Task to complete |
Reproduce, exactly and in full, the lines from the one with "Recreate this image" through the one with "122.8, 119.2, 125.5]" in the data below; drop pictures.

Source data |

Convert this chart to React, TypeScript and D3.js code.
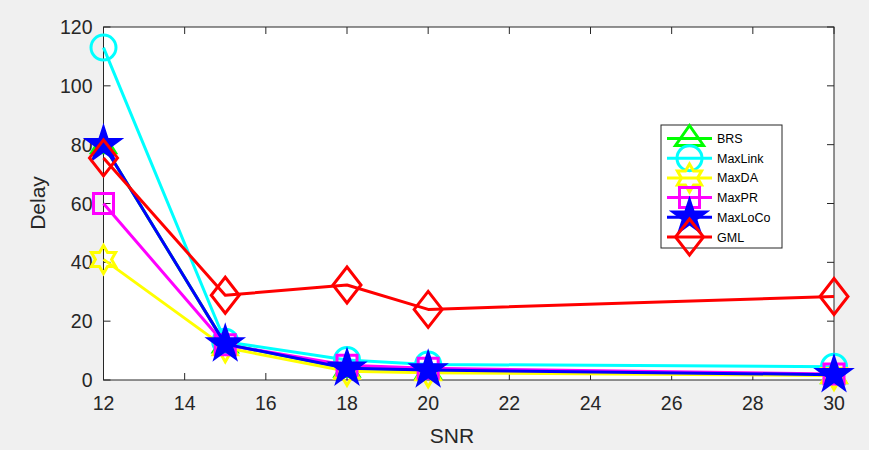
import React, { useEffect } from "react";
import * as d3 from "d3";

const snr = [12, 15, 18, 20, 30];
const seriesNames = ["BRS", "MaxLink", "MaxDA", "MaxPR", "MaxLoCo", "GML"];
const brs = [80, 12.2, 4, 3.4, 1.8];
const maxLink = [113, 13, 6.8, 5.3, 4.5];
const maxDA = [41, 11, 3, 2.5, 1.5];
const maxPR = [60, 12, 5, 4, 2];
const maxLoCo = [80, 12.2, 4, 3.4, 1.8];
const gml = [75.5, 28.8, 32.3, 24, 28.4];
const xTicks = [12, 14, 16, 18, 20, 22, 24, 26, 28, 30];
const yTicks = [0, 20, 40, 60, 80, 100, 120];

const colors = ["#00ff00", "#00ffff", "#ffff00", "#ff00ff", "#0000ff", "#ff0000"];
const markers = ["triangle", "circle", "hexagram", "square", "pentagram", "diamond"];
const data = [brs, maxLink, maxDA, maxPR, maxLoCo, gml];

function starPath(n: number, R: number, r: number) {
  const pts: [number, number][] = [];
  for (let i = 0; i < 2 * n; i++) {
    const a = -Math.PI / 2 + (i * Math.PI) / n;
    const rad = i % 2 === 0 ? R : r;
    pts.push([rad * Math.cos(a), rad * Math.sin(a)]);
  }
  return "M" + pts.map((p) => p[0].toFixed(2) + "," + p[1].toFixed(2)).join("L") + "Z";
}

function markerPath(m: string) {
  switch (m) {
    case "triangle":
      return "M0,-11L12,8L-12,8Z";
    case "circle":
      return "M12.5,0A12.5,12.5 0 1,1 -12.5,0A12.5,12.5 0 1,1 12.5,0Z";
    case "hexagram":
      return starPath(6, 14, 14 / Math.sqrt(3));
    case "square":
      return "M-10,-10L10,-10L10,10L-10,10Z";
    case "pentagram":
      return starPath(5, 17, 17 * 0.382);
    case "diamond":
      return "M0,-18L14,0L0,18L-14,0Z";
  }
  return "";
}

export default function App() {
  useEffect(() => {
    document.body.style.margin = "0";
  }, []);
  const W = 869, H = 450;
  const x = d3.scaleLinear().domain([12, 30]).range([103.5, 834]);
  const y = d3.scaleLinear().domain([0, 120]).range([380, 27]);
  const line = d3.line<number>().x((_, i) => x(snr[i])).y((d) => y(d));
  const axisColor = "#262626";
  const font = "'Liberation Sans', Arial, Helvetica, sans-serif";
  const legX = 661, legY = 125, legW = 121, legH = 123;
  return (
    <svg width={W} height={H} style={{ display: "block" }} fontFamily={font}>
      <rect x={0} y={0} width={W} height={H} fill="#f0f0f0" />
      <rect x={x(12)} y={y(120)} width={x(30) - x(12)} height={y(0) - y(120)} fill="#ffffff" />
      {xTicks.map((t) => (
        <g key={"xt" + t}>
          <line x1={x(t)} x2={x(t)} y1={y(0)} y2={y(0) - 7} stroke={axisColor} strokeWidth={1} />
          <line x1={x(t)} x2={x(t)} y1={y(120)} y2={y(120) + 7} stroke={axisColor} strokeWidth={1} />
          <text x={x(t)} y={410} fontSize={19.5} textAnchor="middle" fill={axisColor}>{t}</text>
        </g>
      ))}
      {yTicks.map((t) => (
        <g key={"yt" + t}>
          <line x1={x(12)} x2={x(12) + 7} y1={y(t)} y2={y(t)} stroke={axisColor} strokeWidth={1} />
          <line x1={x(30)} x2={x(30) - 7} y1={y(t)} y2={y(t)} stroke={axisColor} strokeWidth={1} />
          <text x={x(12) - 11} y={y(t) + 7} fontSize={19.5} textAnchor="end" fill={axisColor}>{t}</text>
        </g>
      ))}
      <rect x={x(12)} y={y(120)} width={x(30) - x(12)} height={y(0) - y(120)} fill="none" stroke={axisColor} strokeWidth={1} />
      {data.map((vals, si) => (
        <g key={"s" + si}>
          <path d={line(vals) || ""} fill="none" stroke={colors[si]} strokeWidth={3} strokeLinejoin="round" />
          {vals.map((v, i) => (
            <path key={i} d={markerPath(markers[si])} transform={`translate(${x(snr[i])},${y(v)})`}
              fill={markers[si] === "pentagram" ? colors[si] : "none"} stroke={colors[si]} strokeWidth={3} strokeLinejoin="miter" />
          ))}
        </g>
      ))}
      <text x={452} y={443} fontSize={21} textAnchor="middle" fill={axisColor}>SNR</text>
      <text transform="translate(45,203) rotate(-90)" fontSize={21} textAnchor="middle" fill={axisColor}>Delay</text>
      <rect x={legX} y={legY} width={legW} height={legH} fill="#ffffff" stroke={axisColor} strokeWidth={1} />
      {seriesNames.map((n, i) => {
        const cy = 138.5 + i * 19.7;
        return (
          <g key={"l" + n}>
            <line x1={667} x2={712} y1={cy} y2={cy} stroke={colors[i]} strokeWidth={3} />
            <path d={i === 0 ? "M0,-13L14,7L-14,7Z" : markerPath(markers[i])} transform={`translate(689.5,${cy})`}
              fill={markers[i] === "pentagram" ? colors[i] : "none"} stroke={colors[i]} strokeWidth={3} />
            <text x={717} y={cy + 4.5} fontSize={12.5} fill="#000000">{n}</text>
          </g>
        );
      })}
    </svg>
  );
}
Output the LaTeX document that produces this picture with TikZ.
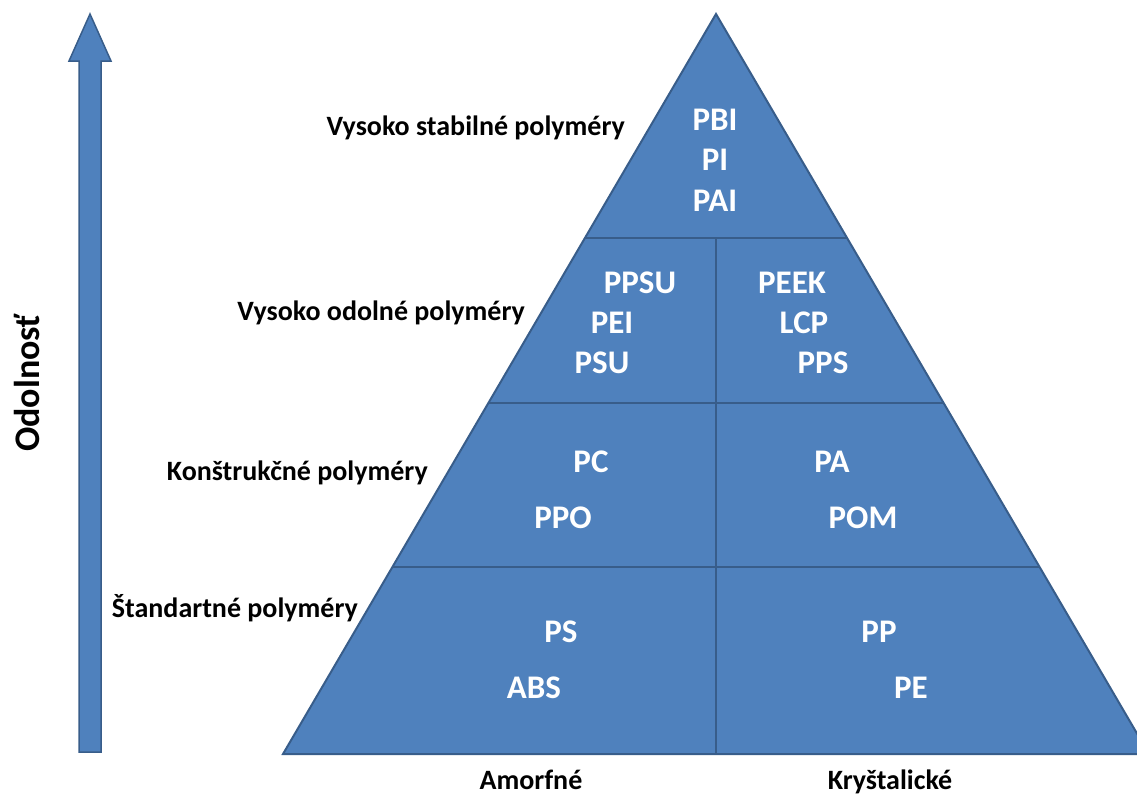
\documentclass[tikz,border=0pt]{standalone}
\usepackage{fontspec}
\setmainfont{Carlito}
\usetikzlibrary{calc}
\definecolor{pfill}{RGB}{79,129,189}
\definecolor{pline}{RGB}{56,93,138}
\begin{document}
\begin{tikzpicture}[x=1pt,y=-1pt,
  wt/.style={text=white,font=\fontsize{33}{33}\selectfont\bfseries,inner sep=0pt,anchor=base},
  bk/.style={text=black,font=\fontsize{28}{28}\selectfont\bfseries,inner sep=0pt,anchor=base east},
  axislabel/.style={text=black,font=\fontsize{28}{28}\selectfont\bfseries,inner sep=0pt,anchor=base},
  divider/.style={draw=pline,line width=2.2pt},
  shapestyle/.style={fill=pfill,draw=pline,line width=2pt,line join=miter}]
\useasboundingbox (0,0) rectangle (1137,796);
\clip (0,0) rectangle (1137,796);
% arrow
\coordinate (tip) at (90,14);
\filldraw[shapestyle,line width=1.5pt] (tip) -- (111,61) -- (101,61) -- (101,752) -- (79,752) -- (79,61) -- (69,61) -- cycle;
\node[rotate=90,text=black,font=\fontsize{36}{36}\selectfont\bfseries,inner sep=0pt] (odol) at (27,383) {Odolnosť};
% pyramid
\coordinate (apex) at (716,14);
\coordinate (bl) at (283,754);
\coordinate (br) at (1149,754);
\filldraw[shapestyle] (apex) -- (bl) -- (br) -- cycle;
\coordinate (l1) at ($(apex)!{224/740}!(bl)$);
\coordinate (r1) at ($(apex)!{224/740}!(br)$);
\coordinate (l2) at ($(apex)!{389/740}!(bl)$);
\coordinate (r2) at ($(apex)!{389/740}!(br)$);
\coordinate (l3) at ($(apex)!{553/740}!(bl)$);
\coordinate (r3) at ($(apex)!{553/740}!(br)$);
\coordinate (vtop) at (716,238);
\coordinate (vbot) at (716,754);
\draw[divider] (l1) -- (r1);
\draw[divider] (l2) -- (r2);
\draw[divider] (l3) -- (r3);
\draw[divider] (vtop) -- (vbot);
% white labels
\node[wt] (pbi) at (715,130) {PBI};
\node[wt] (pi) at (715,170) {PI};
\node[wt] (pai) at (715,211) {PAI};
\node[wt] (ppsu) at (640,293) {PPSU};
\node[wt] (pei) at (612,333) {PEI};
\node[wt] (psu) at (602,373) {PSU};
\node[wt] (peek) at (792,293) {PEEK};
\node[wt] (lcp) at (804,333) {LCP};
\node[wt] (pps) at (823,373) {PPS};
\node[wt] (pc) at (591,472) {PC};
\node[wt] (ppo) at (563,528) {PPO};
\node[wt] (pa) at (832,472) {PA};
\node[wt] (pom) at (863,528) {POM};
\node[wt] (ps) at (561,642) {PS};
\node[wt] (abs) at (534,698) {ABS};
\node[wt] (pp) at (879,642) {PP};
\node[wt] (pe) at (911,698) {PE};
% black labels
\node[bk] (l_stab) at (625,135) {Vysoko stabilné polyméry};
\node[bk] (l_odol) at (525,320) {Vysoko odolné polyméry};
\node[bk] (l_konst) at (428,480) {Konštrukčné polyméry};
\node[bk] (l_std) at (358,617) {Štandartné polyméry};
\node[axislabel] (amorf) at (531,789) {Amorfné};
\node[axislabel] (kryst) at (890,789) {Kryštalické};
\end{tikzpicture}
\end{document}
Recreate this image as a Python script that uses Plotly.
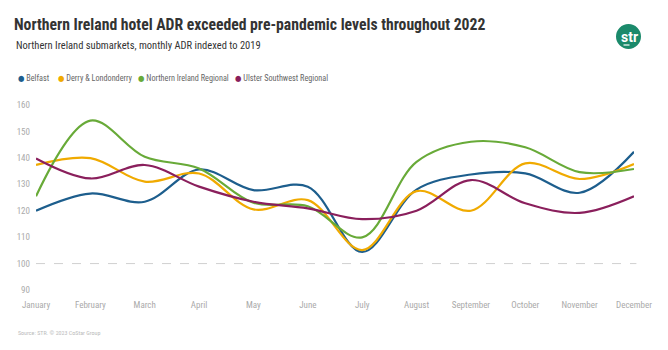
import plotly.graph_objects as go

months = ["January", "February", "March", "April", "May", "June", "July",
          "August", "September", "October", "November", "December"]
belfast = [120.0, 126.5, 123.4, 135.6, 127.8, 129.1, 104.4, 128.0, 133.7, 134.1, 126.8, 142.3]
derry = [137.3, 139.9, 131.0, 134.1, 120.5, 124.0, 105.1, 127.4, 120.0, 137.9, 132.0, 137.7]
ni_regional = [125.5, 154.1, 140.4, 136.0, 123.0, 121.7, 109.9, 138.5, 146.1, 144.0, 134.6, 135.8]
ulster_sw = [139.8, 132.2, 137.3, 129.1, 123.4, 120.9, 116.8, 120.0, 131.6, 122.8, 119.2, 125.5]

series_names = ["Belfast", "Derry & Londonderry", "Northern Ireland Regional", "Ulster Southwest Regional"]
series_values = [belfast, derry, ni_regional, ulster_sw]
colors = ["#1d5e8d", "#f0aa00", "#68aa38", "#8a1f5c"]
y_ticks = [90, 100, 110, 120, 130, 140, 150, 160]
baseline = 100

FONT = "Roboto Condensed, Liberation Sans Narrow, DejaVu Sans Condensed, Arial Narrow, sans-serif"

W, H = 668, 350
ML, MR, MT, MB = 36, 34, 105, 60
PW, PH = W - ML - MR, H - MT - MB

def px(x):
    return (x - ML) / PW

def py(y):
    return (H - MB - y) / PH

fig = go.Figure()
xs = list(range(len(months)))
for name, vals, col in zip(series_names, series_values, colors):
    fig.add_trace(go.Scatter(x=xs, y=vals, mode="lines", name=name,
                             line=dict(color=col, width=2.2, shape="spline", smoothing=1.0),
                             showlegend=False, hoverinfo="skip"))

# manual legend
leg_x = [16, 56, 136, 233]
annotations = []
for name, col, lx in zip(series_names, colors, leg_x):
    annotations.append(dict(
        text=f"<span style='color:{col}'>●</span><span style='color:#666666'> {name}</span>",
        x=px(lx), y=py(78), xref="paper", yref="paper",
        xanchor="left", yanchor="middle", showarrow=False,
        font=dict(family=FONT, size=8.2, color="#666666")))

annotations.append(dict(
    text="Northern Ireland submarkets, monthly ADR indexed to 2019",
    x=px(14), y=py(45), xref="paper", yref="paper", xanchor="left", yanchor="middle",
    showarrow=False, font=dict(family=FONT, size=10.5, color="#333333")))

annotations.append(dict(
    text="Source: STR. © 2023 CoStar Group",
    x=px(16), y=py(332), xref="paper", yref="paper", xanchor="left", yanchor="middle",
    showarrow=False, font=dict(family=FONT, size=6, color="#bbbbbb")))

# logo text
annotations.append(dict(
    text="<b>str</b>", x=px(629), y=py(37), xref="paper", yref="paper",
    xanchor="center", yanchor="middle", showarrow=False,
    font=dict(family="Roboto, sans-serif", size=14, color="white")))

fig.update_layout(
    width=W, height=H,
    margin=dict(l=ML, r=MR, t=MT, b=MB),
    paper_bgcolor="white", plot_bgcolor="white",
    title=dict(text="<b>Northern Ireland hotel ADR exceeded pre-pandemic levels throughout 2022</b>",
               x=14 / W, xanchor="left", xref="container",
               y=1 - 25 / H, yanchor="middle", yref="container",
               font=dict(family=FONT, size=15.7, color="#333333")),
    xaxis=dict(range=[0, 11], tickvals=xs, ticktext=months, showgrid=False, zeroline=False,
               showline=False, ticks="", tickfont=dict(family=FONT, size=9, color="#aaaaaa"),
               ticklabelstandoff=8),
    yaxis=dict(range=[90, 160], tickvals=y_ticks, showgrid=False, zeroline=False,
               showline=False, ticks="", tickfont=dict(family=FONT, size=9, color="#aaaaaa"),
               ticklabelstandoff=5),
    annotations=annotations,
    showlegend=False,
)

fig.add_shape(type="line", xref="paper", yref="y", x0=0, x1=1.004, y0=baseline, y1=baseline,
              line=dict(color="#d0d0d0", width=1, dash="dash"), layer="below")
fig.add_shape(type="circle", xref="paper", yref="paper", x0=px(616), x1=px(641), y0=py(24), y1=py(49),
              fillcolor="#1b8a6b", line=dict(width=0), layer="below")
fig.add_shape(type="rect", xref="paper", yref="paper", x0=px(623.5), x1=px(629.5), y0=py(44.4), y1=py(45.6),
              fillcolor="white", line=dict(width=0), layer="above")

fig.write_html("out.html")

Answer for this exercise |
Recreate this image as a Python script that uses Plotly.
import plotly.graph_objects as go

months = ["January", "February", "March", "April", "May", "June", "July",
          "August", "September", "October", "November", "December"]
belfast = [120.0, 126.5, 123.4, 135.6, 127.8, 129.1, 104.4, 128.0, 133.7, 134.1, 126.8, 142.3]
derry = [137.3, 139.9, 131.0, 134.1, 120.5, 124.0, 105.1, 127.4, 120.0, 137.9, 132.0, 137.7]
ni_regional = [125.5, 154.1, 140.4, 136.0, 123.0, 121.7, 109.9, 138.5, 146.1, 144.0, 134.6, 135.8]
ulster_sw = [139.8, 132.2, 137.3, 129.1, 123.4, 120.9, 116.8, 120.0, 131.6, 122.8, 119.2, 125.5]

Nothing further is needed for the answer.